The Federation of Philippine Industries (FPI) said that the current situation in the Middle East presents a strong message for the country to implement with urgency long-term resilience measures.
“All the more now, we need to accelerate energy diversification and reduce dependence on imported fuels. Expanding renewable energy — including solar, wind, and geothermal — strengthening energy efficiency, encouraging local sourcing, and accelerating infrastructure modernization will be critical to cushioning the economy from recurring external shocks,” said FPI Chairperson Elizabeth H. Lee.
As a net energy importer, the Philippines will feel the pass-through of higher global crude prices, affecting pump prices, electricity generation costs, and transport fares. Local oil firms’ existing inventories may help stagger price adjustments and cushion the immediate impact on consumers.
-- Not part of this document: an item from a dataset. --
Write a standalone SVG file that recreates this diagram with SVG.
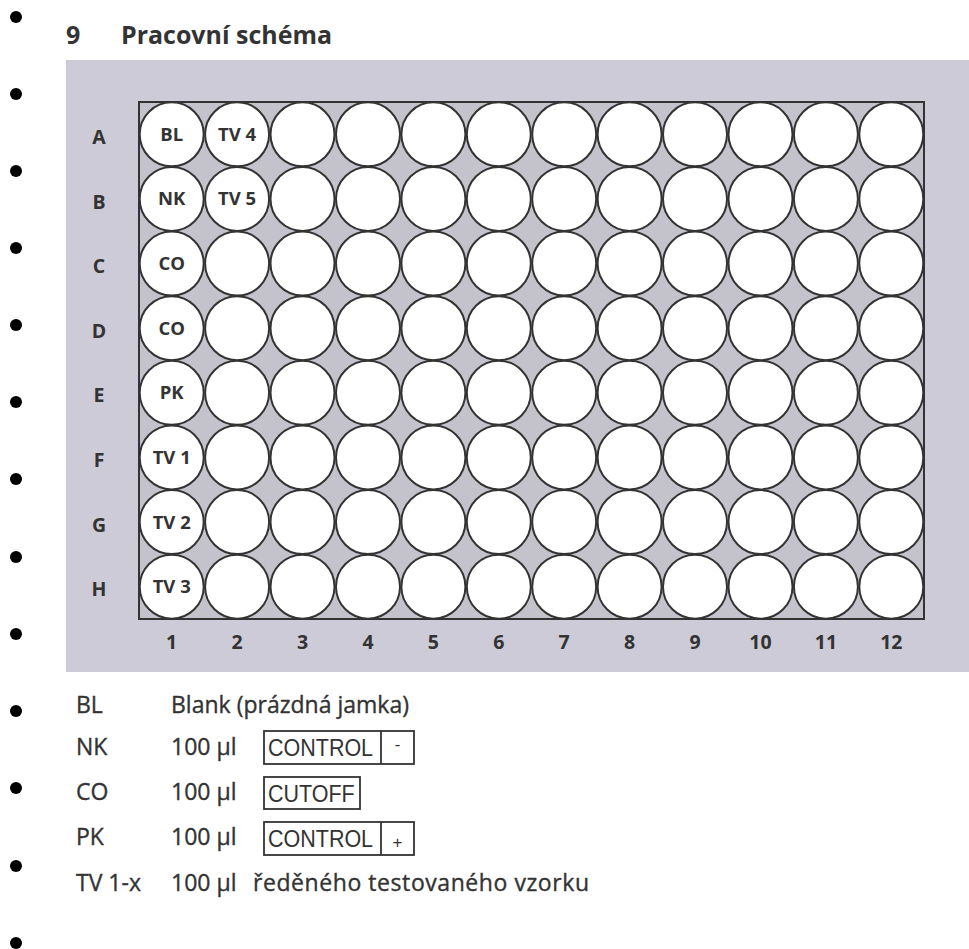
<svg xmlns="http://www.w3.org/2000/svg" width="969" height="949" viewBox="0 0 969 949">
<style>
.bul{fill:#000}
.w{fill:#fff;stroke:#333;stroke-width:2}
.wl{font-family:"Open Sans","DejaVu Sans",sans-serif;font-weight:bold;font-size:18.5px;fill:#333;text-anchor:middle}
.ax{font-family:"Open Sans","DejaVu Sans",sans-serif;font-weight:bold;font-size:19.5px;fill:#333;text-anchor:middle}
.lg{font-family:"Open Sans","DejaVu Sans",sans-serif;font-size:23px;fill:#333;stroke:#333;stroke-width:0.35}
.bx{fill:none;stroke:#333;stroke-width:1.8}
.bt{font-family:"Liberation Sans",Arial,sans-serif;font-size:21.5px;fill:#333}
.sm{font-family:"Liberation Sans",Arial,sans-serif;font-size:17px;fill:#333;text-anchor:middle}
</style>
<rect width="969" height="949" fill="#fff"/>
<g id="bullets">
<circle class="bul" cx="16" cy="17" r="6"/><circle class="bul" cx="16" cy="94" r="6"/><circle class="bul" cx="16" cy="171" r="6"/><circle class="bul" cx="16" cy="248" r="6"/><circle class="bul" cx="16" cy="325" r="6"/><circle class="bul" cx="16" cy="402" r="6"/><circle class="bul" cx="16" cy="479" r="6"/><circle class="bul" cx="16" cy="557" r="6"/><circle class="bul" cx="16" cy="634" r="6"/><circle class="bul" cx="16" cy="711" r="6"/><circle class="bul" cx="16" cy="788" r="6"/><circle class="bul" cx="16" cy="866" r="6"/><circle class="bul" cx="16" cy="943" r="6"/>
</g>
<g id="title" font-family="'Open Sans','DejaVu Sans',sans-serif" font-weight="bold" font-size="25" fill="#333">
<text x="66" y="44">9</text>
<text x="121" y="44" textLength="211" lengthAdjust="spacingAndGlyphs">Pracovní schéma</text>
</g>
<rect id="panel" x="66" y="60" width="903" height="612" fill="#cdcbd7"/>
<g id="plate">
<rect x="139" y="102" width="785" height="517" fill="#c4c3cb" stroke="#333" stroke-width="2"/>
<g id="rowA">
<g id="A1"><circle class="w" cx="171.7" cy="134.3" r="32"/><text class="wl" x="171.7" y="140.8">BL</text></g>
<g id="A2"><circle class="w" cx="237.1" cy="134.3" r="32"/><text class="wl" x="237.1" y="140.8">TV 4</text></g>
<g id="A3"><circle class="w" cx="302.5" cy="134.3" r="32"/></g>
<g id="A4"><circle class="w" cx="368" cy="134.3" r="32"/></g>
<g id="A5"><circle class="w" cx="433.4" cy="134.3" r="32"/></g>
<g id="A6"><circle class="w" cx="498.8" cy="134.3" r="32"/></g>
<g id="A7"><circle class="w" cx="564.2" cy="134.3" r="32"/></g>
<g id="A8"><circle class="w" cx="629.6" cy="134.3" r="32"/></g>
<g id="A9"><circle class="w" cx="695" cy="134.3" r="32"/></g>
<g id="A10"><circle class="w" cx="760.5" cy="134.3" r="32"/></g>
<g id="A11"><circle class="w" cx="825.9" cy="134.3" r="32"/></g>
<g id="A12"><circle class="w" cx="891.3" cy="134.3" r="32"/></g>
</g>
<g id="rowB">
<g id="B1"><circle class="w" cx="171.7" cy="198.9" r="32"/><text class="wl" x="171.7" y="205.4">NK</text></g>
<g id="B2"><circle class="w" cx="237.1" cy="198.9" r="32"/><text class="wl" x="237.1" y="205.4">TV 5</text></g>
<g id="B3"><circle class="w" cx="302.5" cy="198.9" r="32"/></g>
<g id="B4"><circle class="w" cx="368" cy="198.9" r="32"/></g>
<g id="B5"><circle class="w" cx="433.4" cy="198.9" r="32"/></g>
<g id="B6"><circle class="w" cx="498.8" cy="198.9" r="32"/></g>
<g id="B7"><circle class="w" cx="564.2" cy="198.9" r="32"/></g>
<g id="B8"><circle class="w" cx="629.6" cy="198.9" r="32"/></g>
<g id="B9"><circle class="w" cx="695" cy="198.9" r="32"/></g>
<g id="B10"><circle class="w" cx="760.5" cy="198.9" r="32"/></g>
<g id="B11"><circle class="w" cx="825.9" cy="198.9" r="32"/></g>
<g id="B12"><circle class="w" cx="891.3" cy="198.9" r="32"/></g>
</g>
<g id="rowC">
<g id="C1"><circle class="w" cx="171.7" cy="263.6" r="32"/><text class="wl" x="171.7" y="270.1">CO</text></g>
<g id="C2"><circle class="w" cx="237.1" cy="263.6" r="32"/></g>
<g id="C3"><circle class="w" cx="302.5" cy="263.6" r="32"/></g>
<g id="C4"><circle class="w" cx="368" cy="263.6" r="32"/></g>
<g id="C5"><circle class="w" cx="433.4" cy="263.6" r="32"/></g>
<g id="C6"><circle class="w" cx="498.8" cy="263.6" r="32"/></g>
<g id="C7"><circle class="w" cx="564.2" cy="263.6" r="32"/></g>
<g id="C8"><circle class="w" cx="629.6" cy="263.6" r="32"/></g>
<g id="C9"><circle class="w" cx="695" cy="263.6" r="32"/></g>
<g id="C10"><circle class="w" cx="760.5" cy="263.6" r="32"/></g>
<g id="C11"><circle class="w" cx="825.9" cy="263.6" r="32"/></g>
<g id="C12"><circle class="w" cx="891.3" cy="263.6" r="32"/></g>
</g>
<g id="rowD">
<g id="D1"><circle class="w" cx="171.7" cy="328.2" r="32"/><text class="wl" x="171.7" y="334.7">CO</text></g>
<g id="D2"><circle class="w" cx="237.1" cy="328.2" r="32"/></g>
<g id="D3"><circle class="w" cx="302.5" cy="328.2" r="32"/></g>
<g id="D4"><circle class="w" cx="368" cy="328.2" r="32"/></g>
<g id="D5"><circle class="w" cx="433.4" cy="328.2" r="32"/></g>
<g id="D6"><circle class="w" cx="498.8" cy="328.2" r="32"/></g>
<g id="D7"><circle class="w" cx="564.2" cy="328.2" r="32"/></g>
<g id="D8"><circle class="w" cx="629.6" cy="328.2" r="32"/></g>
<g id="D9"><circle class="w" cx="695" cy="328.2" r="32"/></g>
<g id="D10"><circle class="w" cx="760.5" cy="328.2" r="32"/></g>
<g id="D11"><circle class="w" cx="825.9" cy="328.2" r="32"/></g>
<g id="D12"><circle class="w" cx="891.3" cy="328.2" r="32"/></g>
</g>
<g id="rowE">
<g id="E1"><circle class="w" cx="171.7" cy="392.8" r="32"/><text class="wl" x="171.7" y="399.3">PK</text></g>
<g id="E2"><circle class="w" cx="237.1" cy="392.8" r="32"/></g>
<g id="E3"><circle class="w" cx="302.5" cy="392.8" r="32"/></g>
<g id="E4"><circle class="w" cx="368" cy="392.8" r="32"/></g>
<g id="E5"><circle class="w" cx="433.4" cy="392.8" r="32"/></g>
<g id="E6"><circle class="w" cx="498.8" cy="392.8" r="32"/></g>
<g id="E7"><circle class="w" cx="564.2" cy="392.8" r="32"/></g>
<g id="E8"><circle class="w" cx="629.6" cy="392.8" r="32"/></g>
<g id="E9"><circle class="w" cx="695" cy="392.8" r="32"/></g>
<g id="E10"><circle class="w" cx="760.5" cy="392.8" r="32"/></g>
<g id="E11"><circle class="w" cx="825.9" cy="392.8" r="32"/></g>
<g id="E12"><circle class="w" cx="891.3" cy="392.8" r="32"/></g>
</g>
<g id="rowF">
<g id="F1"><circle class="w" cx="171.7" cy="457.4" r="32"/><text class="wl" x="171.7" y="463.9">TV 1</text></g>
<g id="F2"><circle class="w" cx="237.1" cy="457.4" r="32"/></g>
<g id="F3"><circle class="w" cx="302.5" cy="457.4" r="32"/></g>
<g id="F4"><circle class="w" cx="368" cy="457.4" r="32"/></g>
<g id="F5"><circle class="w" cx="433.4" cy="457.4" r="32"/></g>
<g id="F6"><circle class="w" cx="498.8" cy="457.4" r="32"/></g>
<g id="F7"><circle class="w" cx="564.2" cy="457.4" r="32"/></g>
<g id="F8"><circle class="w" cx="629.6" cy="457.4" r="32"/></g>
<g id="F9"><circle class="w" cx="695" cy="457.4" r="32"/></g>
<g id="F10"><circle class="w" cx="760.5" cy="457.4" r="32"/></g>
<g id="F11"><circle class="w" cx="825.9" cy="457.4" r="32"/></g>
<g id="F12"><circle class="w" cx="891.3" cy="457.4" r="32"/></g>
</g>
<g id="rowG">
<g id="G1"><circle class="w" cx="171.7" cy="522.1" r="32"/><text class="wl" x="171.7" y="528.6">TV 2</text></g>
<g id="G2"><circle class="w" cx="237.1" cy="522.1" r="32"/></g>
<g id="G3"><circle class="w" cx="302.5" cy="522.1" r="32"/></g>
<g id="G4"><circle class="w" cx="368" cy="522.1" r="32"/></g>
<g id="G5"><circle class="w" cx="433.4" cy="522.1" r="32"/></g>
<g id="G6"><circle class="w" cx="498.8" cy="522.1" r="32"/></g>
<g id="G7"><circle class="w" cx="564.2" cy="522.1" r="32"/></g>
<g id="G8"><circle class="w" cx="629.6" cy="522.1" r="32"/></g>
<g id="G9"><circle class="w" cx="695" cy="522.1" r="32"/></g>
<g id="G10"><circle class="w" cx="760.5" cy="522.1" r="32"/></g>
<g id="G11"><circle class="w" cx="825.9" cy="522.1" r="32"/></g>
<g id="G12"><circle class="w" cx="891.3" cy="522.1" r="32"/></g>
</g>
<g id="rowH">
<g id="H1"><circle class="w" cx="171.7" cy="586.7" r="32"/><text class="wl" x="171.7" y="593.2">TV 3</text></g>
<g id="H2"><circle class="w" cx="237.1" cy="586.7" r="32"/></g>
<g id="H3"><circle class="w" cx="302.5" cy="586.7" r="32"/></g>
<g id="H4"><circle class="w" cx="368" cy="586.7" r="32"/></g>
<g id="H5"><circle class="w" cx="433.4" cy="586.7" r="32"/></g>
<g id="H6"><circle class="w" cx="498.8" cy="586.7" r="32"/></g>
<g id="H7"><circle class="w" cx="564.2" cy="586.7" r="32"/></g>
<g id="H8"><circle class="w" cx="629.6" cy="586.7" r="32"/></g>
<g id="H9"><circle class="w" cx="695" cy="586.7" r="32"/></g>
<g id="H10"><circle class="w" cx="760.5" cy="586.7" r="32"/></g>
<g id="H11"><circle class="w" cx="825.9" cy="586.7" r="32"/></g>
<g id="H12"><circle class="w" cx="891.3" cy="586.7" r="32"/></g>
</g>
</g>
<g id="row-labels">
<text class="ax" x="99" y="144">A</text>
<text class="ax" x="99" y="209">B</text>
<text class="ax" x="99" y="273">C</text>
<text class="ax" x="99" y="338">D</text>
<text class="ax" x="99" y="402">E</text>
<text class="ax" x="99" y="467">F</text>
<text class="ax" x="99" y="532">G</text>
<text class="ax" x="99" y="596">H</text>
</g>
<g id="col-labels">
<text class="ax" x="171.7" y="649">1</text>
<text class="ax" x="237.1" y="649">2</text>
<text class="ax" x="302.5" y="649">3</text>
<text class="ax" x="368" y="649">4</text>
<text class="ax" x="433.4" y="649">5</text>
<text class="ax" x="498.8" y="649">6</text>
<text class="ax" x="564.2" y="649">7</text>
<text class="ax" x="629.6" y="649">8</text>
<text class="ax" x="695" y="649">9</text>
<text class="ax" x="760.5" y="649">10</text>
<text class="ax" x="825.9" y="649">11</text>
<text class="ax" x="891.3" y="649">12</text>
</g>
<g id="legend">
<g id="leg-BL"><text class="lg" x="76" y="713">BL</text><text class="lg" x="171" y="713" textLength="238" lengthAdjust="spacing">Blank (prázdná jamka)</text></g>
<g id="leg-NK"><text class="lg" x="76" y="755">NK</text><text class="lg" x="171" y="755">100 µl</text>
<rect class="bx" x="264" y="731" width="150" height="33"/><line class="bx" x1="381" y1="731" x2="381" y2="764"/>
<text class="bt" transform="translate(268,756) scale(1,1.15)">CONTROL</text><text class="sm" x="397.5" y="750">-</text></g>
<g id="leg-CO"><text class="lg" x="76" y="800">CO</text><text class="lg" x="171" y="800">100 µl</text>
<rect class="bx" x="264" y="777" width="96" height="32"/>
<text class="bt" transform="translate(268,802) scale(1,1.15)">CUTOFF</text></g>
<g id="leg-PK"><text class="lg" x="76" y="845">PK</text><text class="lg" x="171" y="845">100 µl</text>
<rect class="bx" x="264" y="822" width="150" height="33"/><line class="bx" x1="381" y1="822" x2="381" y2="855"/>
<text class="bt" transform="translate(268,847) scale(1,1.15)">CONTROL</text><text class="sm" x="397.5" y="848">+</text></g>
<g id="leg-TV"><text class="lg" x="76" y="891">TV 1-x</text><text class="lg" x="171" y="891">100 µl</text><text class="lg" x="253" y="891" textLength="336" lengthAdjust="spacing">ředěného testovaného vzorku</text></g>
</g>
</svg>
However, this is only a short-term buffer.
“If the conflict escalates or becomes prolonged, inventories will be replenished at higher global prices — resulting in sustained upward pressure on domestic fuel costs,” Lee said.
Logistics and shipping will also be affected as geopolitical risks drive up premiums amid ongoing risks. “For manufacturers dependent on imported inputs, this may translate into higher freight costs, longer transit times, and more expensive raw materials,” she added.
Belt tightening
“Further, businesses will need to tighten belts and actively manage financial risks. Quick, low hanging reforms that ease the cost of doing business and reduce the ‘hidden taxes’ on local manufacturers and MSMEs can help cushion, at least in part, the impact of global pressures,” she added.
She noted that the Middle East crisis is not just a distant conflict, but an inflationary shock that could affect Philippine households and industries if tensions persist.
Currency volatility introduces another layer of risk.
Global investors often flock to the US dollar during geopolitical uncertainty, strengthening the dollar. A stronger US dollar may benefit exporters but compress margins for import-dependent industries, as a weaker peso raises the cost of imported inputs. Rising electricity and fuel costs will particularly affect sectors such as manufacturing, aviation, food processing, and tourism, which are highly exposed to energy shocks.
“The real risk is duration. Markets can typically absorb short geopolitical disruptions, but prolonged instability will translate into sustained pressure on inflation, logistics, and growth,” Lee said.